>> Start

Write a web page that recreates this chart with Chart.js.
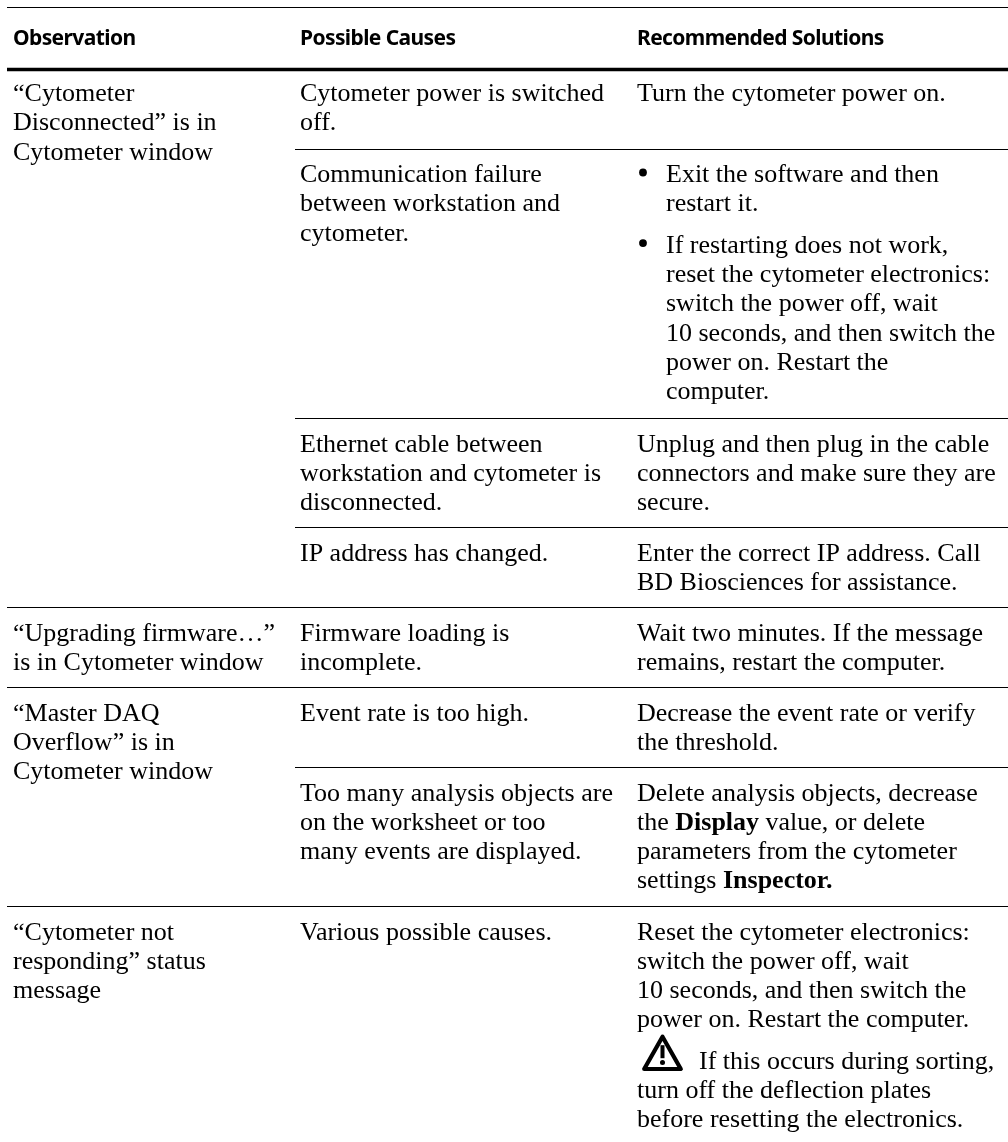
<!DOCTYPE html>
<html>
<head>
<meta charset="utf-8">
<title>Troubleshooting table</title>
<script src="https://cdn.jsdelivr.net/npm/chart.js@4/dist/chart.umd.min.js"></script>
<style>
  html, body { margin: 0; padding: 0; background: #fff; }
  canvas { display: block; }
</style>
</head>
<body>
<canvas id="tableChart" width="1008" height="1142"></canvas>
<script>
// table content, ** marks bold runs, one inner array per paragraph
const headers = ['Observation', 'Possible Causes', 'Recommended Solutions'];

const observations = [
  [['“Cytometer', 'Disconnected” is in', 'Cytometer window']],
  [['“Upgrading firmware…”', 'is in Cytometer window']],
  [['“Master DAQ', 'Overflow” is in', 'Cytometer window']],
  [['“Cytometer not', 'responding” status', 'message']],
];

const causes = [
  [['Cytometer power is switched', 'off.']],
  [['Communication failure', 'between workstation and', 'cytometer.']],
  [['Ethernet cable between', 'workstation and cytometer is', 'disconnected.']],
  [['IP address has changed.']],
  [['Firmware loading is', 'incomplete.']],
  [['Event rate is too high.']],
  [['Too many analysis objects are', 'on the worksheet or too', 'many events are displayed.']],
  [['Various possible causes.']],
];

const solutions = [
  [['Turn the cytometer power on.']],
  [
    ['Exit the software and then', 'restart it.'],
    ['If restarting does not work,', 'reset the cytometer electronics:', 'switch the power off, wait', '10 seconds, and then switch the', 'power on. Restart the', 'computer.'],
  ],
  [['Unplug and then plug in the cable', 'connectors and make sure they are', 'secure.']],
  [['Enter the correct IP address. Call', 'BD Biosciences for assistance.']],
  [['Wait two minutes. If the message', 'remains, restart the computer.']],
  [['Decrease the event rate or verify', 'the threshold.']],
  [['Delete analysis objects, decrease', 'the **Display** value, or delete', 'parameters from the cytometer', 'settings **Inspector.**']],
  [
    ['Reset the cytometer electronics:', 'switch the power off, wait', '10 seconds, and then switch the', 'power on. Restart the computer.'],
    ['If this occurs during sorting,', 'turn off the deflection plates', 'before resetting the electronics.'],
  ],
];

// which cell of the causes/solutions columns has bullets or the warning icon
const bulletCell = 1;
const warningCell = 7;

// rule values, in y axis units
const causeTops = [68, 149, 418.5, 527.5, 607.5, 687.5, 767.5, 906.5];
const observationTops = [68, 607.5, 687.5, 906.5];
const fullRules = [7.5, 607.5, 687.5, 906.5];
const partialRules = [149.5, 418.5, 527.5, 767.5];
const headerRule = 69.5;

const columnX = [13, 300, 637];
const ruleLeft = 7;
const partialLeft = 295;
const pageRight = 1008;

const BODY_FONT = '26px "Liberation Serif"';
const BOLD_FONT = 'bold 26px "Liberation Serif"';
const HEADER_FONT = 'bold 21px "Noto Sans"';
const LEADING = 29.3;
const FIRST_BASELINE = 33;
const PARAGRAPH_GAP = 12;
const BULLET_INDENT = 29;

function ruleDataset(left, y, width) {
  return {
    data: [{ x: left, y }, { x: pageRight, y }],
    showLine: true,
    borderColor: '#000',
    borderWidth: width,
    pointRadius: 0,
  };
}

function drawRuns(ctx, line, x, y) {
  line.split('**').forEach((run, i) => {
    ctx.font = i % 2 ? BOLD_FONT : BODY_FONT;
    ctx.fillText(run, x, y);
    x += ctx.measureText(run).width;
  });
}

function drawWarning(ctx, x, y) {
  // icon box is 41 wide, 37 high, x/y is bottom left
  ctx.save();
  ctx.strokeStyle = '#000';
  ctx.fillStyle = '#000';
  ctx.lineWidth = 4.2;
  ctx.lineJoin = 'round';
  ctx.beginPath();
  ctx.moveTo(x + 20.5, y - 34.5);
  ctx.lineTo(x + 38.8, y - 2.2);
  ctx.lineTo(x + 2.2, y - 2.2);
  ctx.closePath();
  ctx.stroke();
  ctx.fillRect(x + 18.5, y - 26, 4, 13);
  ctx.beginPath();
  ctx.arc(x + 20.5, y - 8.8, 2.5, 0, Math.PI * 2);
  ctx.fill();
  ctx.restore();
}

function drawColumn(ctx, xScale, yScale, cells, tops, columnIndex, decorate) {
  cells.forEach((paragraphs, c) => {
    const left = columnX[columnIndex];
    let y = yScale.getPixelForValue(tops[c]) + FIRST_BASELINE;
    paragraphs.forEach((lines, p) => {
      const bullets = decorate && c === bulletCell;
      const textX = xScale.getPixelForValue(bullets ? left + BULLET_INDENT : left);
      lines.forEach((line, l) => {
        if (bullets && l === 0) {
          ctx.beginPath();
          ctx.arc(xScale.getPixelForValue(left + 6), y - 9.5, 3.9, 0, Math.PI * 2);
          ctx.fill();
        }
        let x = textX;
        if (decorate && c === warningCell && p === 1 && l === 0) {
          drawWarning(ctx, x + 5, y + 2.5);
          x += 62;
        }
        drawRuns(ctx, line, x, y);
        y += LEADING;
      });
      y += PARAGRAPH_GAP;
    });
  });
}

const tableText = {
  id: 'tableText',
  afterDatasetsDraw(chart) {
    const { ctx, scales } = chart;
    const { x, y } = scales;
    ctx.save();
    ctx.fillStyle = '#000';
    ctx.textBaseline = 'alphabetic';
    ctx.letterSpacing = '-0.6px';
    ctx.font = HEADER_FONT;
    headers.forEach((h, i) => {
      ctx.fillText(h, x.getPixelForValue(columnX[i]), y.getPixelForValue(45));
    });
    ctx.letterSpacing = '0px';
    drawColumn(ctx, x, y, observations, observationTops, 0, false);
    drawColumn(ctx, x, y, causes, causeTops, 1, false);
    drawColumn(ctx, x, y, solutions, causeTops, 2, true);
    ctx.restore();
  },
};

const datasets = [
  ruleDataset(ruleLeft, headerRule, 3.5),
  ...fullRules.map((y) => ruleDataset(ruleLeft, y, 1.2)),
  ...partialRules.map((y) => ruleDataset(partialLeft, y, 1.2)),
];

new Chart(document.getElementById('tableChart').getContext('2d'), {
  type: 'scatter',
  data: { datasets },
  options: {
    responsive: false,
    animation: false,
    events: [],
    layout: { padding: 0 },
    scales: {
      x: { type: 'linear', display: false, min: 0, max: pageRight },
      y: { type: 'linear', display: false, reverse: true, min: 0, max: 1142 },
    },
    plugins: { legend: { display: false }, tooltip: { enabled: false } },
  },
  plugins: [tableText],
});
</script>
</body>
</html>
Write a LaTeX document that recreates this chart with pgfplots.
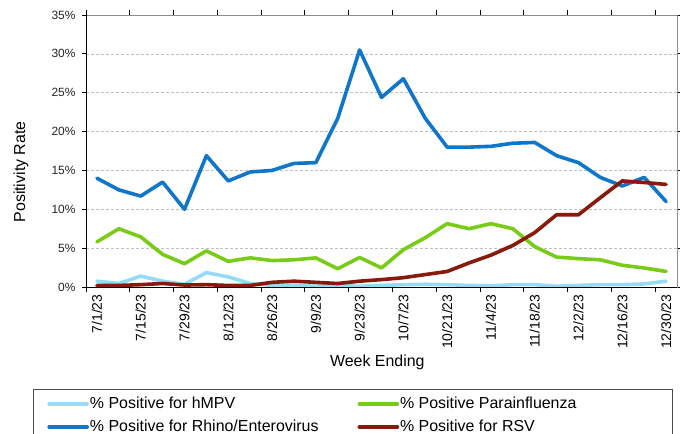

>> End

[Written problem]
Beginning with the first line of the records above, extract each line exactly through the line that holds "const headers = ['Observation', 'Possible", both ends included. Omit pictures.

[Response]
Write a web page that recreates this chart with Chart.js.
<!DOCTYPE html>
<html>
<head>
<meta charset="utf-8">
<title>Troubleshooting table</title>
<script src="https://cdn.jsdelivr.net/npm/chart.js@4/dist/chart.umd.min.js"></script>
<style>
  html, body { margin: 0; padding: 0; background: #fff; }
  canvas { display: block; }
</style>
</head>
<body>
<canvas id="tableChart" width="1008" height="1142"></canvas>
<script>
// table content, ** marks bold runs, one inner array per paragraph
const headers = ['Observation', 'Possible Causes', 'Recommended Solutions'];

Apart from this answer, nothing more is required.